Problem description: Look at the data below and print exactly the lines from its first line through the line with "level_x = [-1, 3]"; the pictures stay out of the copy.

Raw data:
□ □ □ □ □ □ □

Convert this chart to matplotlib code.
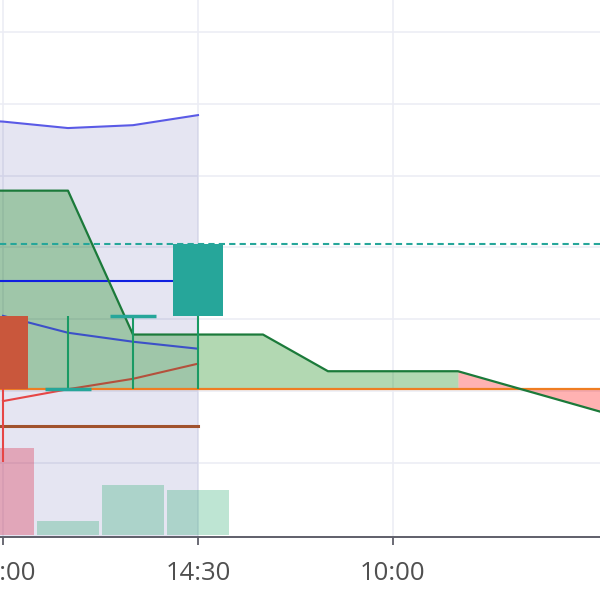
import matplotlib
matplotlib.use('Agg')
import matplotlib.pyplot as plt

# x is bar index, one tick every 3 bars
tick_pos = [0, 3, 6]
tick_labels = ['14:00', '14:30', '10:00']

# shaded zone (upper edge line)
zone_x = [-1, 0, 1, 2, 3]
zone_top = [5.80, 5.75, 5.66, 5.70, 5.84]

# trade line vs entry level
trade_x = [-1, 1, 2, 4, 5, 7, 10]
trade_y = [4.79, 4.79, 2.79, 2.79, 2.28, 2.28, 1.51]
entry_level = 2.03
profit_end = 7

# candles
candle_x = [0, 1, 2, 3]
c_open = [3.05, 2.03, 3.05, 3.05]
c_close = [2.03, 2.03, 3.05, 4.05]
c_high = [3.05, 3.05, 3.05, 4.05]
c_low = [1.02, 2.03, 2.03, 2.03]

# volume
vol_x = [0, 1, 2, 3]
vol = [1.21, 0.20, 0.70, 0.63]

# indicator lines
mid_x = [0, 1, 2, 3]
mid_y = [3.05, 2.815, 2.69, 2.593]
low_red_x = [0, 1]
low_red_y = [1.865, 2.03]
low_brown_x = [1, 2, 3]
low_brown_y = [2.03, 2.175, 2.385]

# horizontal levels
target_level = 4.05
blue_level = 3.537
stop_level = 1.52
level_x = [-1, 3]

fig = plt.figure(figsize=(6, 6), dpi=100)
ax = fig.add_axes([0, 63 / 600, 1, 537 / 600])
ax.set_xlim(-0.046, 9.185)
ax.set_ylim(-0.024, 7.44)

# grid
ax.set_axisbelow(True)
for y in range(1, 8):
    ax.axhline(y, color='#ecedf5', lw=1.2, zorder=0)
for x in tick_pos:
    ax.axvline(x, color='#ecedf5', lw=1.2, zorder=0)

# shaded zone
ax.fill_between(zone_x, zone_top, -1, color='#000080', alpha=0.1, lw=0, zorder=1)
ax.plot(zone_x, zone_top, color='#5a5ae6', lw=1.5, zorder=6)

# trade fill
where_g = [x <= profit_end for x in trade_x]
where_r = [x >= profit_end for x in trade_x]
ax.fill_between(trade_x, trade_y, entry_level, where=where_g, color='green', alpha=0.3, lw=0, zorder=2)
ax.fill_between(trade_x, trade_y, entry_level, where=where_r, color='red', alpha=0.3, lw=0, zorder=2)
ax.plot(trade_x, trade_y, color='#1b7a3a', lw=1.6, zorder=7)

# volume bars
vol_colors = [(0.86, 0.2, 0.31, 0.35)] + [(0.16, 0.67, 0.43, 0.3)] * 3
ax.bar(vol_x, vol, width=0.96, color=vol_colors, zorder=3)

# levels
ax.axhline(target_level, color='#26a69a', lw=1.5, ls=(0, (3, 2)), zorder=5)
ax.axhline(entry_level, color='#ef7d22', lw=1.6, zorder=5)
ax.plot(level_x, [blue_level] * 2, color='#1020e0', lw=1.5, zorder=6)
ax.plot(level_x, [stop_level] * 2, color='#a0522d', lw=2.2, zorder=6)

# indicators
ax.plot(mid_x, mid_y, color='#3c50c8', lw=1.5, zorder=6)
ax.plot(low_red_x, low_red_y, color='#e64646', lw=1.5, zorder=6)
ax.plot(low_brown_x, low_brown_y, color='#b4503c', lw=1.5, zorder=6)

# candles
for x, o, c, h, l in zip(candle_x, c_open, c_close, c_high, c_low):
    if c < o:
        ax.vlines(x, l, h, color='#e64646', lw=1.5, zorder=8)
        ax.bar(x, o - c, bottom=c, width=0.78, color='#c9573c', zorder=9)
    elif c > o:
        ax.vlines(x, l, h, color='#1a9a64', lw=1.5, zorder=8)
        ax.bar(x, c - o, bottom=o, width=0.78, color='#26a69a', zorder=9)
    else:
        ax.vlines(x, l, h, color='#1a9a64', lw=1.5, zorder=8)
        ax.hlines(o, x - 0.36, x + 0.36, color='#26a69a', lw=2.5, zorder=9)

ax.set_xticks(tick_pos)
ax.set_xticklabels(tick_labels, fontfamily='Open Sans', fontsize=18.5, color='#505050')
ax.set_yticks([])
for s in ['top', 'right', 'left']:
    ax.spines[s].set_visible(False)
ax.spines['bottom'].set_color('#5f5f6a')
ax.spines['bottom'].set_linewidth(1.4)
ax.tick_params(axis='x', length=6, width=1.3, color='#5f5f6a', pad=11)

plt.savefig('out.png', dpi=100)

□ □ □ □ □ □ □

Final result:
Convert this chart to matplotlib code.
import matplotlib
matplotlib.use('Agg')
import matplotlib.pyplot as plt

# x is bar index, one tick every 3 bars
tick_pos = [0, 3, 6]
tick_labels = ['14:00', '14:30', '10:00']

# shaded zone (upper edge line)
zone_x = [-1, 0, 1, 2, 3]
zone_top = [5.80, 5.75, 5.66, 5.70, 5.84]

# trade line vs entry level
trade_x = [-1, 1, 2, 4, 5, 7, 10]
trade_y = [4.79, 4.79, 2.79, 2.79, 2.28, 2.28, 1.51]
entry_level = 2.03
profit_end = 7

# candles
candle_x = [0, 1, 2, 3]
c_open = [3.05, 2.03, 3.05, 3.05]
c_close = [2.03, 2.03, 3.05, 4.05]
c_high = [3.05, 3.05, 3.05, 4.05]
c_low = [1.02, 2.03, 2.03, 2.03]

# volume
vol_x = [0, 1, 2, 3]
vol = [1.21, 0.20, 0.70, 0.63]

# indicator lines
mid_x = [0, 1, 2, 3]
mid_y = [3.05, 2.815, 2.69, 2.593]
low_red_x = [0, 1]
low_red_y = [1.865, 2.03]
low_brown_x = [1, 2, 3]
low_brown_y = [2.03, 2.175, 2.385]

# horizontal levels
target_level = 4.05
blue_level = 3.537
stop_level = 1.52
level_x = [-1, 3]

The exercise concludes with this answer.